───── Excerpted data ─────
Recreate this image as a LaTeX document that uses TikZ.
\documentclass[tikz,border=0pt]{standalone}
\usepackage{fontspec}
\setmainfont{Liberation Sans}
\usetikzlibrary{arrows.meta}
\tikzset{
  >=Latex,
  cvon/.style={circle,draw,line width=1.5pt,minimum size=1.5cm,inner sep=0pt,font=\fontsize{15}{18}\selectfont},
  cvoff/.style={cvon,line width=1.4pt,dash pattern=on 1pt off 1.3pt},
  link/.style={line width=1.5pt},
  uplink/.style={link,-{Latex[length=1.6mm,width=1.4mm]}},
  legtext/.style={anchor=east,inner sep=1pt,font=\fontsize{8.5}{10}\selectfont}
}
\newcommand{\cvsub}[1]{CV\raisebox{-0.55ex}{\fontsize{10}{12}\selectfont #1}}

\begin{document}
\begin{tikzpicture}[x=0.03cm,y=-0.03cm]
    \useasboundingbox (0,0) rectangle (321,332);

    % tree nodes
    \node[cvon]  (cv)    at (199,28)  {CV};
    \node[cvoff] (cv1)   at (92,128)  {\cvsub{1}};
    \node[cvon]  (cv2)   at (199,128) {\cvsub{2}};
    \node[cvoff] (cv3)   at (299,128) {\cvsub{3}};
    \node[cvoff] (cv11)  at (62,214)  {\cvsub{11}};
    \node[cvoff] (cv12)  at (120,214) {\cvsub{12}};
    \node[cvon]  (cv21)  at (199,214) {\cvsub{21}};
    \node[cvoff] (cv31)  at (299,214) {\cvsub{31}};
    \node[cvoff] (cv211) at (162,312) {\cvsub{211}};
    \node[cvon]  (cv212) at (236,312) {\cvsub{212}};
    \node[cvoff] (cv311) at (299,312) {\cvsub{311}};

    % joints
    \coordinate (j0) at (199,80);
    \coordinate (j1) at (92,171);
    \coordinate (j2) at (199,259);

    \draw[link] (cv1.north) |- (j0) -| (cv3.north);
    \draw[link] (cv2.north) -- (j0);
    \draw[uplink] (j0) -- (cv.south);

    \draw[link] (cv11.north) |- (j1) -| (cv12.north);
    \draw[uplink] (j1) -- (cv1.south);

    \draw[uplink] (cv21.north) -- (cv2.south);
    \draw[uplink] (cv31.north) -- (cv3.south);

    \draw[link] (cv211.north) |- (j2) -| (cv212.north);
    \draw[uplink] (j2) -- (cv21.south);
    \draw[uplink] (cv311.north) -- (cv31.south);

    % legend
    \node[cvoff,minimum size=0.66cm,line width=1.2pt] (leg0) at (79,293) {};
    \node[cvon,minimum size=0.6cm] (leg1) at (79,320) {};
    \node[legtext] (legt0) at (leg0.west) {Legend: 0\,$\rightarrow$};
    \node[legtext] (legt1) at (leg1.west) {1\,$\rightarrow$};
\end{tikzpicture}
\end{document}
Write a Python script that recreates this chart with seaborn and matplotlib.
─────
__Set exercise__
Set all of the entries down again, exactly as they were given.

__Exercise response__
Recreate this image as a LaTeX document that uses TikZ.
\documentclass[tikz,border=0pt]{standalone}
\usepackage{fontspec}
\setmainfont{Liberation Sans}
\usetikzlibrary{arrows.meta}
\tikzset{
  >=Latex,
  cvon/.style={circle,draw,line width=1.5pt,minimum size=1.5cm,inner sep=0pt,font=\fontsize{15}{18}\selectfont},
  cvoff/.style={cvon,line width=1.4pt,dash pattern=on 1pt off 1.3pt},
  link/.style={line width=1.5pt},
  uplink/.style={link,-{Latex[length=1.6mm,width=1.4mm]}},
  legtext/.style={anchor=east,inner sep=1pt,font=\fontsize{8.5}{10}\selectfont}
}
\newcommand{\cvsub}[1]{CV\raisebox{-0.55ex}{\fontsize{10}{12}\selectfont #1}}

\begin{document}
\begin{tikzpicture}[x=0.03cm,y=-0.03cm]
    \useasboundingbox (0,0) rectangle (321,332);

    % tree nodes
    \node[cvon]  (cv)    at (199,28)  {CV};
    \node[cvoff] (cv1)   at (92,128)  {\cvsub{1}};
    \node[cvon]  (cv2)   at (199,128) {\cvsub{2}};
    \node[cvoff] (cv3)   at (299,128) {\cvsub{3}};
    \node[cvoff] (cv11)  at (62,214)  {\cvsub{11}};
    \node[cvoff] (cv12)  at (120,214) {\cvsub{12}};
    \node[cvon]  (cv21)  at (199,214) {\cvsub{21}};
    \node[cvoff] (cv31)  at (299,214) {\cvsub{31}};
    \node[cvoff] (cv211) at (162,312) {\cvsub{211}};
    \node[cvon]  (cv212) at (236,312) {\cvsub{212}};
    \node[cvoff] (cv311) at (299,312) {\cvsub{311}};

    % joints
    \coordinate (j0) at (199,80);
    \coordinate (j1) at (92,171);
    \coordinate (j2) at (199,259);

    \draw[link] (cv1.north) |- (j0) -| (cv3.north);
    \draw[link] (cv2.north) -- (j0);
    \draw[uplink] (j0) -- (cv.south);

    \draw[link] (cv11.north) |- (j1) -| (cv12.north);
    \draw[uplink] (j1) -- (cv1.south);

    \draw[uplink] (cv21.north) -- (cv2.south);
    \draw[uplink] (cv31.north) -- (cv3.south);

    \draw[link] (cv211.north) |- (j2) -| (cv212.north);
    \draw[uplink] (j2) -- (cv21.south);
    \draw[uplink] (cv311.north) -- (cv31.south);

    % legend
    \node[cvoff,minimum size=0.66cm,line width=1.2pt] (leg0) at (79,293) {};
    \node[cvon,minimum size=0.6cm] (leg1) at (79,320) {};
    \node[legtext] (legt0) at (leg0.west) {Legend: 0\,$\rightarrow$};
    \node[legtext] (legt1) at (leg1.west) {1\,$\rightarrow$};
\end{tikzpicture}
\end{document}
Write a Python script that recreates this chart with seaborn and matplotlib.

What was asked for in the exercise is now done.